Join us for a showing of work and process.
Onye Ozuzu is a dance administrator, performing artist, choreographer, educator and researcher currently serving as Dean of the School of Fine and Performing Arts at Columbia College Chicago. She has been actively presenting work since 1997. Her work has been seen nationally and internationally at The Joyce Soho (Manhattan, NY), Kaay Fecc Festival Des Tous les Danses (Dakar, Senegal), La Festival del Caribe (Santiago, Cuba), Lisner Auditorium (Washington, DC), McKenna Museum of African American Art (New Orleans, LA), as well as many anonymous site-specific locations. She has performed locally in Chicago at Hamlin Park Summer Sampler, with Red Clay Dance in La Femme, and in the Afro-Latin@ Summer Dance Intensive at Columbia College Chicago. She has been Artist in Residence at EarthDance Workshop and Retreat Center, Bates Dance Festival, Chulitna Wilderness Lodge and Retreat, and Camp Merveilles. Her collaboration with jazz composer Greg Ward, Touch My Beloved’s Thought, premiered at the Pritzker Pavilion at Millennium Park (Chicago, IL)—a live dance and music performance in honor of Charles Mingus and commissioned by Links Hall and Constellation.
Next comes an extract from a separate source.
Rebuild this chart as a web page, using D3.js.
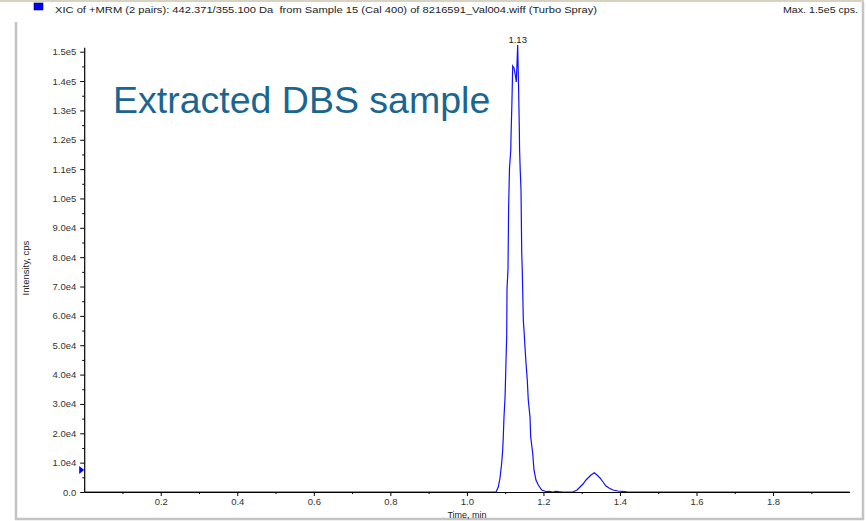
<!DOCTYPE html>
<html>
<head>
<meta charset="utf-8" />
<script src="https://d3js.org/d3.v7.min.js"></script>
<style>
  body { margin: 0; background: #fff; }
  svg text { font-family: "Liberation Sans", Arial, sans-serif; }
</style>
</head>
<body>
<script>
// XIC trace: retention time (min) and intensity (cps)
const times = [0, 1.07, 1.0761, 1.0820, 1.0865, 1.0909, 1.0935, 1.0951, 1.0969, 1.0996, 1.1009,
  1.1022, 1.1040, 1.1048, 1.1074, 1.1090, 1.1113, 1.1147, 1.1152, 1.1178, 1.1197,
  1.1231, 1.1270, 1.1291, 1.1327, 1.1348, 1.1369, 1.1377, 1.1393, 1.1414, 1.1432,
  1.1448, 1.1474, 1.1492, 1.1518, 1.1544, 1.1578, 1.1604, 1.1649, 1.1667, 1.1719,
  1.1753, 1.1805, 1.1866, 1.1955, 1.2085, 1.215, 1.225, 1.232, 1.24, 1.25,
  1.276, 1.2780, 1.2877, 1.2956, 1.3034, 1.3112, 1.3191, 1.3243, 1.3329, 1.3400,
  1.3478, 1.3557, 1.3635, 1.3713, 1.3818, 1.3948, 1.4131, 1.42, 2.0];
const intensity = [0, 0, 0, 1700, 4770, 9880, 14310, 18740, 25550, 32030, 38160,
  44970, 52810, 69160, 75970, 96760, 110380, 116520, 120600, 133550, 145130,
  144450, 141730, 139690, 152290, 139350, 124360, 116520, 109700, 102890, 81770,
  74950, 58600, 55190, 49400, 43950, 38160, 31340, 25550, 18740, 13290,
  7500, 4090, 2380, 680, 100, 200, 0, 250, 100, 0,
  0, 100, 680, 1700, 2730, 4090, 5110, 5790, 6580, 5790,
  4770, 3410, 2040, 1360, 680, 340, 100, 0, 0];

const xMajor = [0.2, 0.4, 0.6, 0.8, 1.0, 1.2, 1.4, 1.6, 1.8];
const xMinor = [0.1, 0.3, 0.5, 0.7, 0.9, 1.1, 1.3, 1.5, 1.7, 1.9];
const yMajor = [0, 10000, 20000, 30000, 40000, 50000, 60000, 70000, 80000,
  90000, 100000, 110000, 120000, 130000, 140000, 150000];
const yMinor = [5000, 15000, 25000, 35000, 45000, 55000, 65000, 75000, 85000,
  95000, 105000, 115000, 125000, 135000, 145000];

const peakTime = 1.1327, peakText = "1.13";
const thresholdLevel = 7500;

const headerText = "XIC of +MRM (2 pairs): 442.371/355.100 Da  from Sample 15 (Cal 400) of 8216591_Val004.wiff (Turbo Spray)";
const maxText = "Max. 1.5e5 cps.";
const overlayText = "Extracted DBS sample";

const W = 866, H = 521;
const svg = d3.select("body").append("svg")
  .attr("width", W).attr("height", H);

// outer frame
svg.append("rect").attr("x", 0).attr("y", 0).attr("width", W).attr("height", H).attr("fill", "#fff");
svg.append("line").attr("x1", 0).attr("x2", 864).attr("y1", 1).attr("y2", 1)
  .attr("stroke", "#d8d2c2").attr("stroke-width", 2);
svg.append("line").attr("x1", 16).attr("x2", 16).attr("y1", 22).attr("y2", 520)
  .attr("stroke", "#c4c4c4").attr("stroke-width", 2.5);
svg.append("line").attr("x1", 863).attr("x2", 863).attr("y1", 2).attr("y2", 520)
  .attr("stroke", "#c4c4c4").attr("stroke-width", 2.5);
svg.append("line").attr("x1", 15).attr("x2", 864).attr("y1", 519).attr("y2", 519)
  .attr("stroke", "#c4c4c4").attr("stroke-width", 2.5);

const x = d3.scaleLinear().domain([0, 2.0]).range([84.2, 849.6]);
const y = d3.scaleLinear().domain([0, 151500]).range([492, 47.3]);

// header
svg.append("rect").attr("x", 34).attr("y", 3).attr("width", 9).attr("height", 7)
  .attr("fill", "#0000ee").attr("stroke", "#000080").attr("stroke-width", 0.6);
svg.append("text").attr("x", 55).attr("y", 13)
  .style("white-space", "pre")
  .attr("font-size", 9).attr("fill", "#222")
  .attr("textLength", 542).attr("lengthAdjust", "spacingAndGlyphs")
  .text(headerText);
svg.append("text").attr("x", 858).attr("y", 13)
  .attr("text-anchor", "end").attr("font-size", 9)
  .attr("textLength", 75).attr("lengthAdjust", "spacingAndGlyphs")
  .attr("fill", "#222")
  .text(maxText);

// trace
const pts = times.map((t, i) => [t, intensity[i]]);
const line = d3.line().x(d => x(d[0])).y(d => y(d[1]));
svg.append("path").datum(pts)
  .attr("d", line)
  .attr("fill", "none")
  .attr("stroke", "#1010ff")
  .attr("stroke-width", 1.2);

// axes
const fmtY = v => v === 0 ? "0.0" : d3.format(".1e")(v).replace("e+", "e");
const xAxis = svg.append("g").attr("transform", `translate(0,${y(0)})`)
  .call(d3.axisBottom(x).tickValues(xMajor).tickSize(4).tickSizeOuter(0)
    .tickFormat(d3.format(".1f")));
svg.append("g").attr("transform", `translate(0,${y(0)})`)
  .call(d3.axisBottom(x).tickValues(xMinor).tickSize(2).tickFormat(""))
  .call(g => g.select(".domain").remove());
const yAxis = svg.append("g").attr("transform", `translate(${x(0)},0)`)
  .call(d3.axisLeft(y).tickValues(yMajor).tickSize(4).tickSizeOuter(0)
    .tickFormat(fmtY));
svg.append("g").attr("transform", `translate(${x(0)},0)`)
  .call(d3.axisLeft(y).tickValues(yMinor).tickSize(2).tickFormat(""))
  .call(g => g.select(".domain").remove());

svg.selectAll(".tick text").attr("font-size", 9.5).attr("fill", "#333")
  .attr("font-family", "Liberation Sans, Arial, sans-serif");
xAxis.selectAll(".tick text").attr("y", 6).attr("dy", "0.78em");
yAxis.selectAll(".tick text").attr("dx", "-0.1em");
svg.selectAll(".domain").attr("stroke", "#000").attr("stroke-width", 1.2);

// axis titles
svg.append("text").attr("x", 467).attr("y", 517.5)
  .attr("text-anchor", "middle").attr("font-size", 9).attr("fill", "#222")
  .text("Time, min");
svg.append("text")
  .attr("transform", `translate(29,${268}) rotate(-90)`)
  .attr("text-anchor", "middle").attr("font-size", 9.5).attr("fill", "#222")
  .text("Intensity, cps");

// threshold marker on the y axis
const tY = y(thresholdLevel), tX = x(0);
svg.append("path")
  .attr("d", `M${tX - 5},${tY - 4}L${tX},${tY}L${tX - 5},${tY + 4}Z`)
  .attr("fill", "#0000ff");

// peak label
svg.append("text").attr("x", x(peakTime)).attr("y", 43)
  .attr("text-anchor", "middle").attr("font-size", 9.5).attr("fill", "#222")
  .text(peakText);

// overlay caption
svg.append("text").attr("x", 113).attr("y", 113)
  .attr("font-size", 37.5).attr("fill", "#1b6690")
  .text(overlayText);
</script>
</body>
</html>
Recently, Ozuzu was selected as a 2016 Chicago Dancemakers Forum Lab Artist.
Project Tool is a Chicago Dancemakers Forum Lab Artist recipient as well as a National Performance Network (NPN) Creation Fund Project co-commissioned by Links Hall in partnership with Dancing Grounds and NPN. Currently, Onye Ozuzu is a resident artist at the Rebuild Foundation.